There is no need to celebrate him. There is a need to study him, study the times he lived through, the impact he had, the effects his actions had on the world. That is the point of history. But to put his name on things is to act as if his is a legacy worthy of our reverence, when any interrogation of said legacy should leave any person of moral character bewildered and horrified.
That’s my own judgment, but it does speak to this larger question of who is celebrated, honored, memorialized, and why. And what does it say about the people doing the memorializing? The cigar industry has no shortage of historical figures who were fans of their product—why Churchill? Before they were named after him, the size currently bearing his name were referred to as Clemenceaus by Romeo y Julieta, after Georges Clemenceau, Prime Minister of France from 1906 to 1909, and again from 1917-1920, during World War I. He was a French radical in the late 1800s, though he broke with the party later, steered France through World War I, and signed into the law the eight hour work day. Not a terrible legacy, though I’m sure someone with more knowledge of him could poke holes in my thin representation of it here. The point is less that Clemenceau was honorable and more that there are others who could, and have been, celebrated by the makers of cigars. Churchill is a choice, one that marks a specific identity for the cigar smoker. Karl Marx smoked cigars while he worked, but that isn’t a name on any current brand list (granted, it would be weird to name a commercial product after Marx… I say this as someone that once owned a Che Guevara t-shirt).
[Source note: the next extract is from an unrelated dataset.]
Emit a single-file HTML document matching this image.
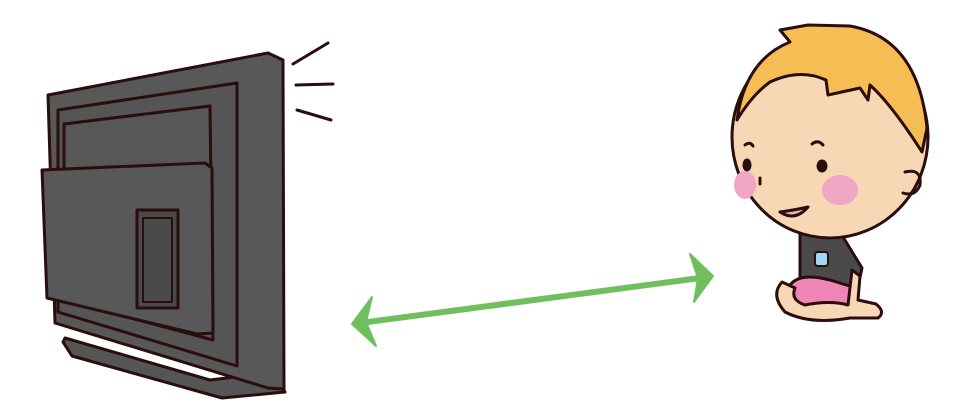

What cigar smokers and the cigar industry are choosing to align themselves with is a particular kind of power—that derived from violence, empire, perceived manliness, and official statesmanship. Cigars are seen as the province of the boss, both actual and in the colloquial sense. They are a symbol of status, particularly of dominant, patriarchal, affluent status. And the cigar industry courts this image. It’s not accidental that, even excluding Churchill, the names most recognized on cigar bands are those of widely celebrated white men, even as cigars were introduced to Europeans by the indigenous peoples of modern day Cuba. Tobacco is a plant indigenous to the Americas and was smoked for centuries before Columbus and other European “explorers” came to these shores and took word of it back to Europe. And while it was then mostly consumed by men, it was a communal experience, not a commercial one.
The only brand I’ve come across that even remotely nods to this history is the boutique brand Serino, which has a cigar line named Taino, after the indigenous people of Cuba. Yet, Churchill is everywhere.
It is a choice. It is a choice that does not have to be. Imagine some twenty years from now if a cigar maker decided they would release a brand called “Cosby” because of Bill Cosby’s affinity for cigars. They would justify it by pointing to his contributions to the world of comedy and his close association with cigar smoking. There may be outrage, but cigars are such a niche industry, and the main consumers of them are so adamantly apolitical, it would likely fly by without much interference. And generations later, people would smoke their Cosbys without thought as to what pain he wrought.
Who we celebrate is a choice. It is completely within our control. And it says so much about where our values lie.